Я бы поняла, если бы он сказал, что не может принимать решений в такой ситуации. И даже не хочет. Но он сказал, что решение должна принять я.
За минуту до вот этих последних слов Женя сказал, что Инна не будет выдвигать против меня никаких обвинений. Более того, Женя уже переговорил с инспектором ГИБДД – дело не дойдет до суда, то есть не будет никакого дела.
– Я оплачу лечение, – сказала я.
Он ответил – это не важно.
Из больницы я вернулась очень поздно ночью. Хотела лечь спать, однако заснуть, ощущая себя преступницей, искалечившей жизнь молодой женщины, все не удавалось. Тогда я позвонила Соне.

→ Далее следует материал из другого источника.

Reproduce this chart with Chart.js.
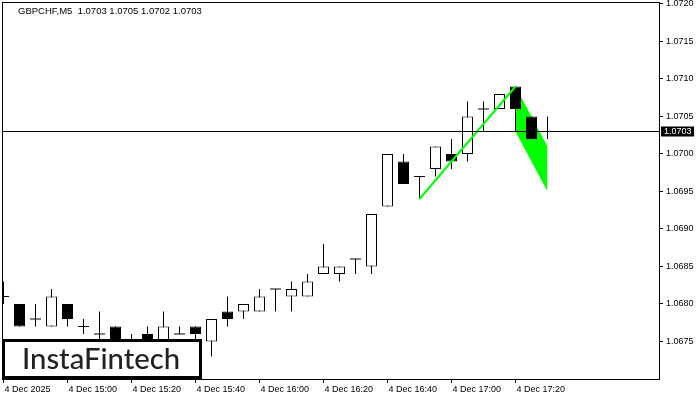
<!DOCTYPE html>
<html lang="en">
<head>
<meta charset="UTF-8">
<title>GBPCHF M5</title>
<script src="https://cdn.jsdelivr.net/npm/chart.js@4.4.1/dist/chart.umd.min.js"></script>
<style>
  html, body { margin: 0; padding: 0; background: #fff; }
  #wrap { width: 700px; height: 400px; }
</style>
</head>
<body>
<div id="wrap"><canvas id="chart" width="700" height="400"></canvas></div>
<script>
// GBPCHF M5, 4 Dec 2025 14:40 .. 17:30 (one bar per 5 minutes)
const symbol = 'GBPCHF,M5';
const open  = [1.0681, 1.0680, 1.0678, 1.0677, 1.0680, 1.0677, 1.0676, 1.0677, 1.0675, 1.0676,
               1.0674, 1.0676, 1.0677, 1.0675, 1.0679, 1.0679, 1.0679, 1.0682, 1.0681, 1.0681,
               1.0684, 1.0684, 1.0686, 1.0685, 1.0693, 1.0699, 1.0697, 1.0698, 1.0700, 1.0700,
               1.0706, 1.0706, 1.0709, 1.0705, 1.0703];
const high  = [1.0683, 1.0680, 1.0680, 1.0682, 1.0680, 1.0678, 1.0679, 1.0677, 1.0676, 1.0677,
               1.0679, 1.0677, 1.0677, 1.0678, 1.0681, 1.0680, 1.0682, 1.0682, 1.0683, 1.0684,
               1.0688, 1.0685, 1.0686, 1.0692, 1.0700, 1.0700, 1.0697, 1.0701, 1.0702, 1.0707,
               1.0707, 1.0708, 1.0709, 1.0705, 1.0705];
const low   = [1.0680, 1.0677, 1.0677, 1.0677, 1.0677, 1.0676, 1.0674, 1.0674, 1.0673, 1.0674,
               1.0673, 1.0676, 1.0675, 1.0673, 1.0677, 1.0678, 1.0679, 1.0679, 1.0679, 1.0681,
               1.0684, 1.0683, 1.0684, 1.0684, 1.0693, 1.0696, 1.0694, 1.0697, 1.0698, 1.0699,
               1.0703, 1.0706, 1.0703, 1.0702, 1.0702];
const close = [1.0681, 1.0677, 1.0678, 1.0681, 1.0678, 1.0677, 1.0676, 1.0675, 1.0674, 1.0675,
               1.0677, 1.0676, 1.0676, 1.0678, 1.0678, 1.0680, 1.0681, 1.0682, 1.0682, 1.0683,
               1.0685, 1.0685, 1.0686, 1.0692, 1.0700, 1.0696, 1.0697, 1.0701, 1.0699, 1.0705,
               1.0706, 1.0708, 1.0706, 1.0702, 1.0703];

const xTickIdx = [0, 4, 8, 12, 16, 20, 24, 28, 32];
const xLabels  = ['4 Dec 2025', '4 Dec 15:00', '4 Dec 15:20', '4 Dec 15:40', '4 Dec 16:00',
                  '4 Dec 16:20', '4 Dec 16:40', '4 Dec 17:00', '4 Dec 17:20'];
const yTicks   = [1.0675, 1.0680, 1.0685, 1.0690, 1.0695, 1.0700, 1.0705, 1.0710, 1.0715, 1.0720];

// flag pattern: pole and flag channel
const poleIdx    = [26, 32];
const polePrice  = [1.0694, 1.0709];
const flagIdx    = [32, 34];
const flagTop    = [1.0709, 1.0701];
const flagBottom = [1.0703, 1.0695];

const idx = close.map((_, i) => i);
const pts = (xs, ys) => xs.map((x, k) => ({ x: x, y: ys[k] }));

Chart.defaults.font.family = "'Liberation Sans', Arial, sans-serif";
Chart.defaults.font.size = 9;
Chart.defaults.color = '#000';

// bid line, price tag, frame, title and logo
const overlay = {
    id: 'overlay',
    afterDatasetsDraw(chart) {
        const { ctx, chartArea: a, scales: { y } } = chart;
        const n = close.length - 1;
        const bid = close[n];
        const py = Math.round(y.getPixelForValue(bid)) + 0.5;
        ctx.save();
        ctx.strokeStyle = '#000';
        ctx.lineWidth = 1;
        ctx.beginPath();
        ctx.moveTo(a.left, py);
        ctx.lineTo(a.right, py);
        ctx.stroke();

        // logo box
        const bx = a.left - 1, by = a.bottom - 40;
        ctx.fillStyle = '#fff';
        ctx.fillRect(bx, by, 200, 40);
        ctx.lineWidth = 3;
        ctx.strokeRect(bx + 1.5, by + 1.5, 197, 37);
        ctx.font = '500 28px Lato, sans-serif';
        const w = ctx.measureText('InstaFintech').width;
        ctx.save();
        ctx.translate(bx + 20, by + 30);
        ctx.scale(158 / w, 1);
        ctx.fillStyle = '#222';
        ctx.textBaseline = 'alphabetic';
        ctx.fillText('InstaFintech', 0, 0);
        ctx.restore();

        // frame
        ctx.lineWidth = 1;
        ctx.strokeRect(a.left - 0.5, a.top - 0.5, a.right - a.left + 1, a.bottom - a.top + 1);

        // price tag
        ctx.fillStyle = '#000';
        ctx.fillRect(a.right + 2, py - 5, 33, 10);
        ctx.fillStyle = '#fff';
        ctx.font = '9px "Liberation Sans", Arial, sans-serif';
        ctx.textBaseline = 'middle';
        ctx.textAlign = 'left';
        ctx.fillText(bid.toFixed(4), a.right + 5, py + 0.5);

        // title
        ctx.fillStyle = '#000';
        ctx.textBaseline = 'alphabetic';
        ctx.font = '9.5px "Liberation Sans", Arial, sans-serif';
        const title = symbol + '  ' + [open[n], high[n], low[n], close[n]].map(v => v.toFixed(4)).join(' ');
        ctx.fillText(title, a.left + 15, a.top + 11);
        ctx.restore();
    }
};

new Chart(document.getElementById('chart'), {
    type: 'bar',
    data: {
        datasets: [
            {
                type: 'line',
                data: pts(poleIdx, polePrice),
                borderColor: '#00ff00',
                borderWidth: 2,
                pointRadius: 0,
                order: 1
            },
            {
                data: idx.map(i => ({ x: i, y: [open[i], close[i]] })),
                backgroundColor: idx.map(i => close[i] >= open[i] ? '#fff' : '#000'),
                borderColor: '#000',
                borderWidth: 1,
                borderSkipped: false,
                barThickness: 11,
                inflateAmount: 0,
                grouped: false,
                order: 2
            },
            {
                type: 'line',
                data: idx.filter(i => open[i] === close[i]).map(i => ({ x: i, y: open[i] })),
                showLine: false,
                pointStyle: 'line',
                pointRadius: 5.5,
                pointBorderWidth: 1,
                pointBorderColor: '#000',
                order: 2
            },
            {
                data: idx.map(i => ({ x: i, y: [low[i], high[i]] })),
                backgroundColor: '#000',
                borderWidth: 0,
                barThickness: 1,
                inflateAmount: 0,
                grouped: false,
                order: 3
            },
            {
                type: 'line',
                data: pts(flagIdx, flagTop),
                borderWidth: 0,
                pointRadius: 0,
                backgroundColor: '#00ff00',
                fill: '+1',
                order: 4
            },
            {
                type: 'line',
                data: pts(flagIdx, flagBottom),
                borderWidth: 0,
                pointRadius: 0,
                order: 5
            }
        ]
    },
    options: {
        responsive: false,
        animation: false,
        events: [],
        layout: { autoPadding: false, padding: { left: 3, top: 3, right: 0, bottom: 0 } },
        plugins: { legend: { display: false }, tooltip: { enabled: false } },
        scales: {
            x: {
                type: 'linear',
                min: -1 / 32,
                max: 41 - 1 / 32,
                offset: false,
                grid: { drawOnChartArea: false, tickLength: 4, color: '#000', offset: false },
                border: { display: false },
                afterBuildTicks: s => { s.ticks = xTickIdx.map(v => ({ value: v })); },
                afterFit: s => { s.height = 21; s.paddingLeft = 0; s.paddingRight = 0; },
                ticks: {
                    autoSkip: false,
                    maxRotation: 0,
                    align: 'start',
                    labelOffset: 1,
                    padding: 1,
                    callback: (v, i) => xLabels[i]
                }
            },
            y: {
                position: 'right',
                min: 1.0670,
                max: 1.0720133,
                grid: { drawOnChartArea: false, tickLength: 4, color: '#000' },
                border: { display: false },
                afterBuildTicks: s => { s.ticks = yTicks.map(v => ({ value: v })); },
                afterFit: s => { s.width = 41; s.paddingTop = 0; s.paddingBottom = 0; },
                ticks: { padding: 3, callback: v => v.toFixed(4) }
            }
        }
    },
    plugins: [overlay]
});
</script>
</body>
</html>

И знаете, лишь только услышав ее сонный голос, взывающий к небесам – ведь ночь же на дворе, а тут всякие!.. – я ощутила себя намного лучше. Потом были и слезы, и раскаяние, и сетования на судьбу, которая подстраивает мне невероятные дорожные происшествия и подсовывает мне бесхребетные тряпки вместо мужчин, но все это было уже излиянием, а не рвущим мозг и душу самоистязанием.